> **DATA SHOWN**:
════════════════

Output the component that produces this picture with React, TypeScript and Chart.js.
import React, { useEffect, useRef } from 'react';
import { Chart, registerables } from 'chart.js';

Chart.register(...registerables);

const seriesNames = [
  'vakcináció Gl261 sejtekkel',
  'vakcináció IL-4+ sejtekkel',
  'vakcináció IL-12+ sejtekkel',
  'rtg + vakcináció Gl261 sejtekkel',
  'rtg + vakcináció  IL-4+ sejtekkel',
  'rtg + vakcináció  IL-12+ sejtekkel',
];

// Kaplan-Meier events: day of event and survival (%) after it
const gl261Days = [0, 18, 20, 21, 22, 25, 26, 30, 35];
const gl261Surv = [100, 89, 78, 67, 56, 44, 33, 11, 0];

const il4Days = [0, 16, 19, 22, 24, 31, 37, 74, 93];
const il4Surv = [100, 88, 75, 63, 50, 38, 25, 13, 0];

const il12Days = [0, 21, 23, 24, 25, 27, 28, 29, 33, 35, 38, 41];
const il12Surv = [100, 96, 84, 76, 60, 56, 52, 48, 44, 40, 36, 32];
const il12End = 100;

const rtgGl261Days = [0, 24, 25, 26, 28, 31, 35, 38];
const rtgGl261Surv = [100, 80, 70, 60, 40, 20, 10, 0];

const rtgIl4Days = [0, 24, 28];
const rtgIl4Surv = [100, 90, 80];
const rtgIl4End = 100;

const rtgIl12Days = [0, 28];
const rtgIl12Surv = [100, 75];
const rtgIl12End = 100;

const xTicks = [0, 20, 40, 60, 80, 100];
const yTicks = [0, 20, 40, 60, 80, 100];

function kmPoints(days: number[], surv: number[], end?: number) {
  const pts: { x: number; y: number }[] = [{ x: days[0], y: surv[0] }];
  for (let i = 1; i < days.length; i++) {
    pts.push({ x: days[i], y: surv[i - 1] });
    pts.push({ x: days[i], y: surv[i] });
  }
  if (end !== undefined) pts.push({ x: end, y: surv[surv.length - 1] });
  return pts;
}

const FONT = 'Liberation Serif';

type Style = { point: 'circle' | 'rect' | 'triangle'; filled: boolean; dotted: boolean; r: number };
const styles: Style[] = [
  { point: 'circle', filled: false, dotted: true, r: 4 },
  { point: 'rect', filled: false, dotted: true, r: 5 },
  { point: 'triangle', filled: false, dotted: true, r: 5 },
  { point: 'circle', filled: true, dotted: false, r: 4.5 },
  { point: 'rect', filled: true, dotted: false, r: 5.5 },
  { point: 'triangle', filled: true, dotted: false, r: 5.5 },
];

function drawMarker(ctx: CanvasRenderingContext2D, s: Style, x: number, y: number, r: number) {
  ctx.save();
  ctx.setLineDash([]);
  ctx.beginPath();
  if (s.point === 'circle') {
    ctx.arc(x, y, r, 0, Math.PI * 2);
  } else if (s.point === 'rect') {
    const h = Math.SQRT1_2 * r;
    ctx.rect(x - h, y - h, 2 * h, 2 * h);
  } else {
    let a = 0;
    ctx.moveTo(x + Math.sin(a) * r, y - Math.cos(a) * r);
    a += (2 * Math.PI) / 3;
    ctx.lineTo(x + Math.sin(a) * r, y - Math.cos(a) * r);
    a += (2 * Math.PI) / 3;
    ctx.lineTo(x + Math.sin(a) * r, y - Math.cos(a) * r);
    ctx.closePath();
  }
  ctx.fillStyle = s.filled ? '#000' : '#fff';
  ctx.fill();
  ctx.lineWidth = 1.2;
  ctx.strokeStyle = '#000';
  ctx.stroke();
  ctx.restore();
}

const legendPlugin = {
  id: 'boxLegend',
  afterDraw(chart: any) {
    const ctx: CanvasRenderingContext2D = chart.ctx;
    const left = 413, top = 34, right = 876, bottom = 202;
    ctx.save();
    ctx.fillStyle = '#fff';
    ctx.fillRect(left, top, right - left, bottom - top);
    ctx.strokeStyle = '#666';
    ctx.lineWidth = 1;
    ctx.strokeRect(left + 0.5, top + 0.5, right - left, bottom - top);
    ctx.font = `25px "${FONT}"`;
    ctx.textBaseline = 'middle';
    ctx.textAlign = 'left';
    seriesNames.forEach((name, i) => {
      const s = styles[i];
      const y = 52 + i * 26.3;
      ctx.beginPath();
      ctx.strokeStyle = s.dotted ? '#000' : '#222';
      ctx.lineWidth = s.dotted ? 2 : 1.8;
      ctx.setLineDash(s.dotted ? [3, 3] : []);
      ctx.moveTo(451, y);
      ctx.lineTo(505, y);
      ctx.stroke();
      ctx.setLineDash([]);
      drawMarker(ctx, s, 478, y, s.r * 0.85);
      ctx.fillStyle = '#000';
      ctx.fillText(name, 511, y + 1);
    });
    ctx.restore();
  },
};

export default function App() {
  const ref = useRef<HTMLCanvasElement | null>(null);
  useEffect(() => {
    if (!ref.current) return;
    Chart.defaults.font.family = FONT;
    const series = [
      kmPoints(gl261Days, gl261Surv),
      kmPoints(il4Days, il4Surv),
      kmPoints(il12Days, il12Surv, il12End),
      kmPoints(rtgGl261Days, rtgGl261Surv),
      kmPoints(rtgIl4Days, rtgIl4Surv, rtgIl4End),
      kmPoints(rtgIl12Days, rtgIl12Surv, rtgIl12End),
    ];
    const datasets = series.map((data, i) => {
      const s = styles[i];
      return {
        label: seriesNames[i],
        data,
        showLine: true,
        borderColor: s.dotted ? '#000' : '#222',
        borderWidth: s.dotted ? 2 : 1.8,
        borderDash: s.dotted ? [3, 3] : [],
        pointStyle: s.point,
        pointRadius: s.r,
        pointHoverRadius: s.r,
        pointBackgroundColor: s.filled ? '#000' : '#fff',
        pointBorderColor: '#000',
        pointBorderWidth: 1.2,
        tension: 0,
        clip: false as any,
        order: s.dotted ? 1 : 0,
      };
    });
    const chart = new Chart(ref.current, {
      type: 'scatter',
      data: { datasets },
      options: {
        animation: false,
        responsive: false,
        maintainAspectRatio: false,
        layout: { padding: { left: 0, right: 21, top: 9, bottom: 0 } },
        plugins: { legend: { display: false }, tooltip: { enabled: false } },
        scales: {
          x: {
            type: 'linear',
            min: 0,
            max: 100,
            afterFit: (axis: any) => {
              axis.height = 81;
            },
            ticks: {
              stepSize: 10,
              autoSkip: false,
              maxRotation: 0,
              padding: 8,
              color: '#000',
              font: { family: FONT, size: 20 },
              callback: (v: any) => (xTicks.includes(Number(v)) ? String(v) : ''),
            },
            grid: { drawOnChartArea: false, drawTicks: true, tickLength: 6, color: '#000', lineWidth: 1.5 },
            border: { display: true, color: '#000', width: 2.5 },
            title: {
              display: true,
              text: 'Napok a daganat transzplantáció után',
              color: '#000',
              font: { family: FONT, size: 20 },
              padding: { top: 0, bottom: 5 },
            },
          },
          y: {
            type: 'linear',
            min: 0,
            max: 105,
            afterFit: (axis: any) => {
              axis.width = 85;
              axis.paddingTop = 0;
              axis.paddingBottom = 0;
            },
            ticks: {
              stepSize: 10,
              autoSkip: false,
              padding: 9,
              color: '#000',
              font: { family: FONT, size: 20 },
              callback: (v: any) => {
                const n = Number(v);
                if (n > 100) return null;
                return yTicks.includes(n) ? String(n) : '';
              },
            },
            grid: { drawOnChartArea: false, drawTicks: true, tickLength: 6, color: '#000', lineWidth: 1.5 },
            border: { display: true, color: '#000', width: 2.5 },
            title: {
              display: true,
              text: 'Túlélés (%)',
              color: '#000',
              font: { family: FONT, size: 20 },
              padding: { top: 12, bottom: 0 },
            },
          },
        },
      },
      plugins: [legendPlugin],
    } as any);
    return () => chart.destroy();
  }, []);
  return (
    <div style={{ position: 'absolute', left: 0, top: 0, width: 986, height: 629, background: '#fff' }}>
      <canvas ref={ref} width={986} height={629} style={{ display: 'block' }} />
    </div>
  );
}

════════════════

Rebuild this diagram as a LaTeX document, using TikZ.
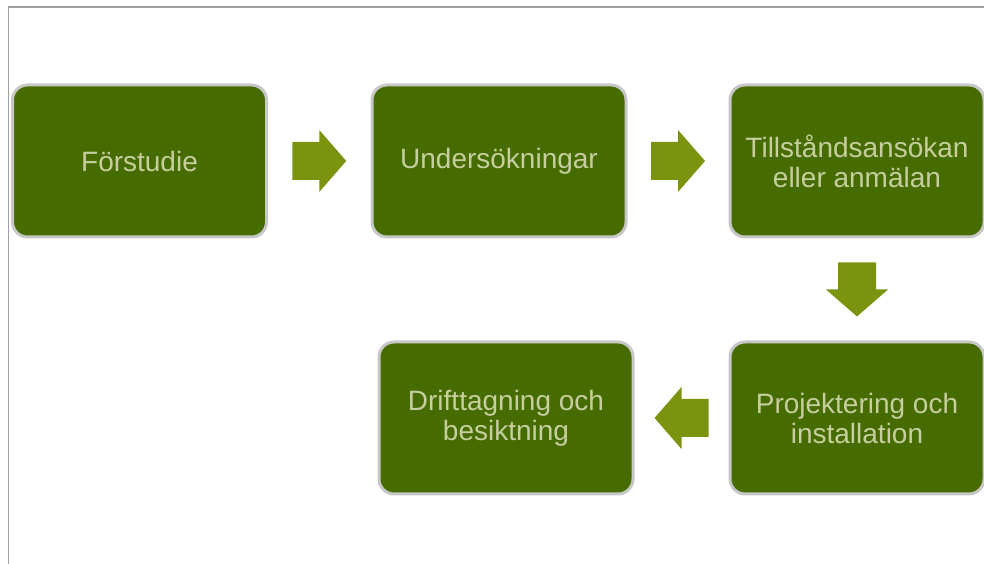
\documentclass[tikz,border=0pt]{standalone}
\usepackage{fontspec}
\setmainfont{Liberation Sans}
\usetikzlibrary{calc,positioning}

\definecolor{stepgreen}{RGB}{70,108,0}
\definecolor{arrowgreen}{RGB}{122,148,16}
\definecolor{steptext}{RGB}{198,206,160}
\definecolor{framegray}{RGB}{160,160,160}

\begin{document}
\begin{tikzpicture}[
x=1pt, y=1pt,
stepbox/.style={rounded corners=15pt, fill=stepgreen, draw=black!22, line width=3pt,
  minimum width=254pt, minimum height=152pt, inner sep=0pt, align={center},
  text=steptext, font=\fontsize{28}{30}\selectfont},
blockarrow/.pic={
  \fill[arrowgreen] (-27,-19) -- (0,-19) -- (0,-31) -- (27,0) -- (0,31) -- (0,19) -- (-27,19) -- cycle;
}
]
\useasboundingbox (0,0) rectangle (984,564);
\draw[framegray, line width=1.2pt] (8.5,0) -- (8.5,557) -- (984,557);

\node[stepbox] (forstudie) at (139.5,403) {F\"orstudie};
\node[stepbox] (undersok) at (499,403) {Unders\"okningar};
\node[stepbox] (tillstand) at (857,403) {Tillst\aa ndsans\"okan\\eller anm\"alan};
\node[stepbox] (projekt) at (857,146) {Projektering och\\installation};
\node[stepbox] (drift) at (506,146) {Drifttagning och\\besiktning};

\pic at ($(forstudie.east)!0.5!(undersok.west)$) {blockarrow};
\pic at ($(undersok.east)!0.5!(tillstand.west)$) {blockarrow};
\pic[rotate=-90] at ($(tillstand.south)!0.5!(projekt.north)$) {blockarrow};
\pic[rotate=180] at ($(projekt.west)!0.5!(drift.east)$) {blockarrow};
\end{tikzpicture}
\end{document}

════════════════

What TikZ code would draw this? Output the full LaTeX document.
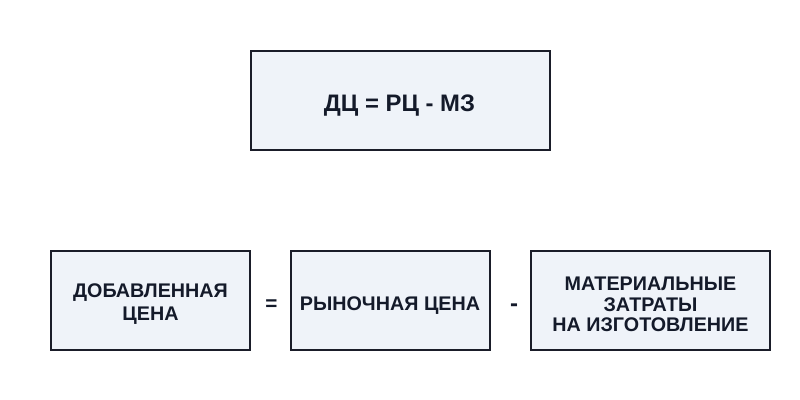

════════════════

Where does the word "LaTeX" appear? Return each line that holds it.

> **ANSWER IN FULL**:
Rebuild this diagram as a LaTeX document, using TikZ.
What TikZ code would draw this? Output the full LaTeX document.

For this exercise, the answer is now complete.